New York artist Beau McCall is a committed button guy whose work “Button Vest: Caramel Crayons” (1991) is now in the permanent collection of the RISD Museum and on view now. McCall stopped by the museum this week to check out the exhibition proudly noting on IG, “This is the first I’ve seen one of my pieces outside the fashion industry.”
Beau began his career in Harlem in the 1980s, “arriving from Philadelphia with nothing more than $200 and a few buttons in his pocket as a reminder of his mother. By the 1990s, he was an established force within the Black Fashion Museum collective, presenting wearable art featuring buttons and upcycled denim.”

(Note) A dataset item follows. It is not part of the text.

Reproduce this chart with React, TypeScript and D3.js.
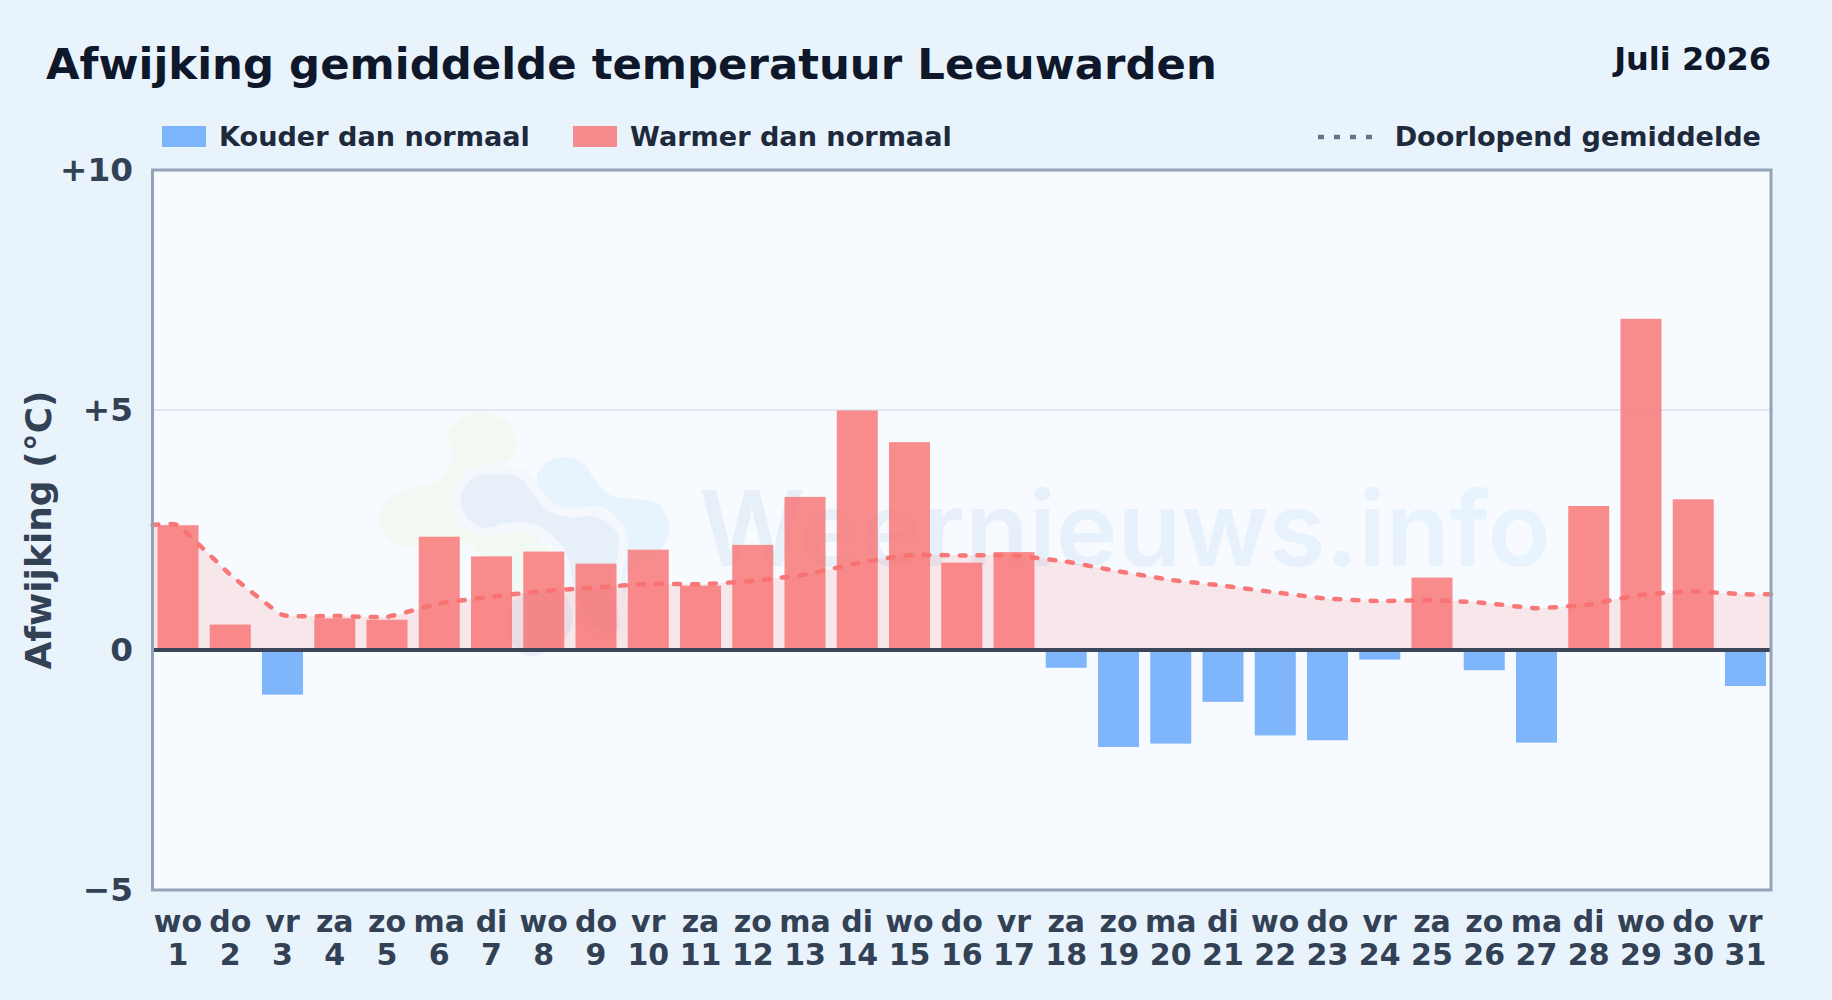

The museum celebrated his visit as well. I think I just missed him! Check out the back of the vest.
Beau’s thoughts on the meaning of buttons:
Buttons are a universal fastener connecting the world . . . I [translate] the visual language of buttons to expand art out of its traditional context, stimulate the imagination, and unbutton one’s inner thoughts surrounding themes from pop culture to social justice.
Thursday, November 16, (tonight) is the final Gallery Night of the season. No admission charged at the museum between 5pm to 8pm. Go check out the buttons.
This is not the first time an artist’s buttons have been featured at the museum. In 2016, the Todd Oldham exhibition not only showcased his obsession with buttons, but gave away free samples.